La Vision nous dépeint l'arrivée de la déclaration de guerre, dans un sanatorium de Savoie, en face du Mont-Blanc. Et là, ces malades de toutes nations, «détachés des choses et presque de la vie, aussi éloignés du reste du genre humain que s'ils étaient déjà la postérité, regardent au loin devant eux, vers le pays incompréhensible des vivants et des fous». Ils voient le déluge d'en bas, les peuples naufragés qui se cramponnent; «les trente millions d'esclaves, jetés les uns sur les autres par le crime et l'erreur, dans la guerre et la boue, lèvent une face humaine où germe enfin une volonté. L'avenir est dans les mains des esclaves, et on voit bien que le vieux monde sera changé par l'alliance que bâtiront un jour entre eux ceux dont le nombre et la misère sont infinis».

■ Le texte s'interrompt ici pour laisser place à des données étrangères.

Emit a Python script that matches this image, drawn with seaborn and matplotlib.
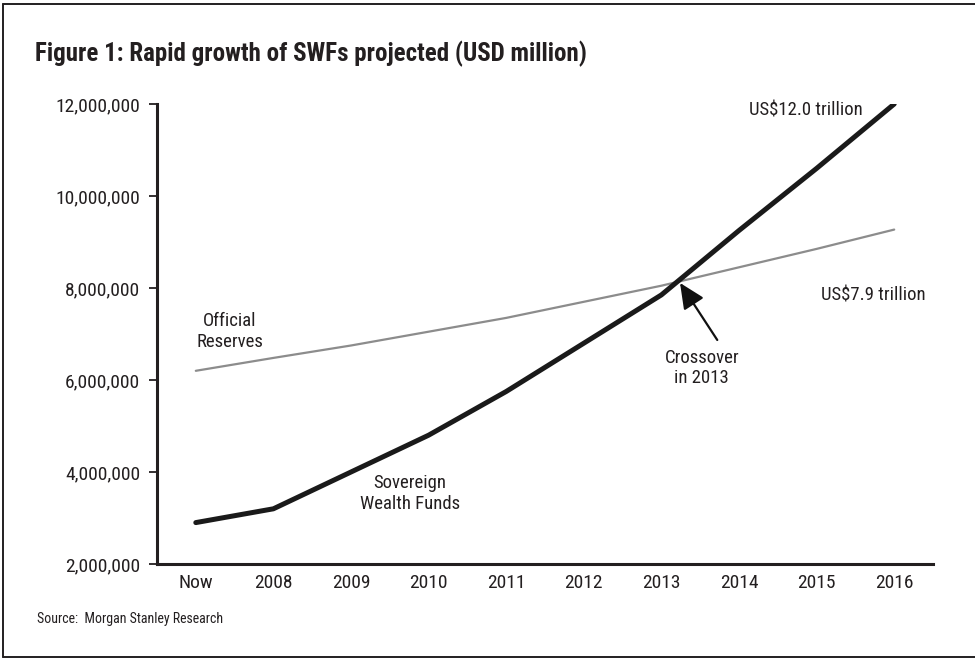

L'Aube finale est le tableau du «déluge d'en bas», de la plaine noyée sous la pluie, des tranchées éboulées. Spectacle de la Genèse. Allemands et Français fuient ensemble le fléau, ou s'affaissent pêle-mêle dans la fosse commune. Et alors, ces naufragés, échoués sur les récifs de boue au milieu de l'inondation, commencent à s'éveiller de leur passivité; et un dialogue redoutable s'engage entre les suppliciés, comme les répliques d'un chœur de tragédie. L'excès de leur souffrance les submerge. Et ce qui les accable encore davantage, «ainsi qu'un désastre plus grand», c'est la pensée qu'un jour les survivants pourront oublier de tels maux:
—«Ah! si on se rappelait!—Si on s'rappelait, n'y aurait plus d'guerre...»
Et, soudain, de proche en proche, le cri éclate: «Il ne faut plus qu'il y ait de guerre...»
Et chacun, tour à tour, accuse, insulte la guerre:
—«Deux armées qui se battent, c'est comme une grande armée qui se suicide.»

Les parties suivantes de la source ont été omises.